In the early modern period, the creation of dedicated “banquet” spaces became popular, not simply a private chamber opening off the hall, but often a separate, dedicated building or structure separate from the dwelling entirely, or perhaps situated on the roof. Except for their occasional use for entertaining, banquets might be lonely, secluded places where someone (like Hermione) might hide out undisturbed.

Jankowski now digresses into an examination of the word “service” (as in, the service that Paulina does for Hermione) that emphasizes sexual meanings. [Note: Honestly, I feel like there’s quite a stretch happening here.] She points out that all of Paulina’s actions in the play are in service to Hermione in some fashion, and that she rejects the conventional role of obedient wife to maintain this dedication, even proclaiming that if she could she would defend Hermione’s honor by combat. Within the “removed house” that Paulina regularly visits during Hermione’s absence from the living world, Jankowski projects the “empty space” of lesbian possibility, though the resolution of the play reverses that possibility.

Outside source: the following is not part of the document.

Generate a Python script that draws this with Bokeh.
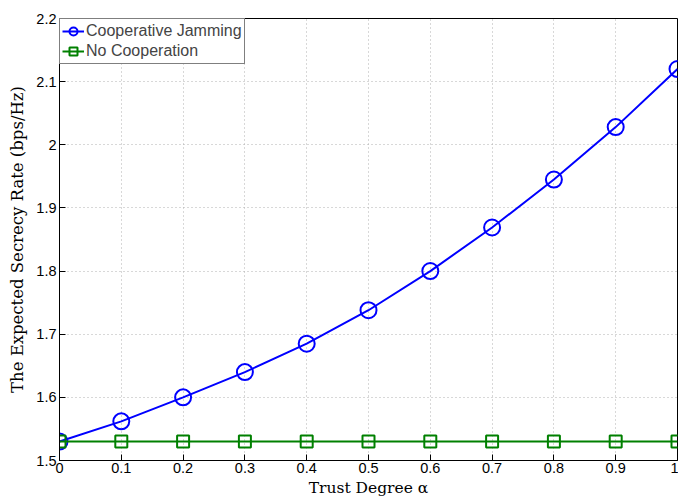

Several other mistress-servant relationships in Shakespeare that have erotic implications are offered up. In A Midsummer Night’s Dream, Titania’s late votress (mother of the child who generates the quarrel with Oberon) is clearly a close, beloved, and intimate servant. And Titania’s devotion to the child on her behalf suggests a closer bond than simple employment, even if only the equivalent of being a godparent.

In The Merchant of Venice, Portia and Nerissa again have a much closer relationship than simple employment, and there is more evidence for an emotional bond between them than either has with her eventual spouse. Marriage is not expected to interfere with the women’s continued physical and emotional closeness. As a servant, Nerissa is able to remain in Portia’s household after marriage in a way that a friend of equal social standing could not.

A similar analysis is applied to Cleopatra and her maid servants, with an in-depth consideration of the line in which we learn that Iras and Charmian are “bedfellows.” Although Jankowski acknowledges that bed-sharing and the use of the term bedfellow reflects normal, unremarked sleeping practices in the early modern world, the reference is given a salacious interpretation, both in this play and in several other cited contexts.

Overall, while this article does some useful work (and work similar to the purpose of this blog) in identifying spaces and contexts in which f/f eroticism was not simply possible, but could be engaged in without comment, I feel that Jankowski goes beyond her evidence in suggesting that these hypothetical possibilities are somehow present in Shakespeare’s works themselves, rather than being projected onto them by an audience more attuned to those possibilities.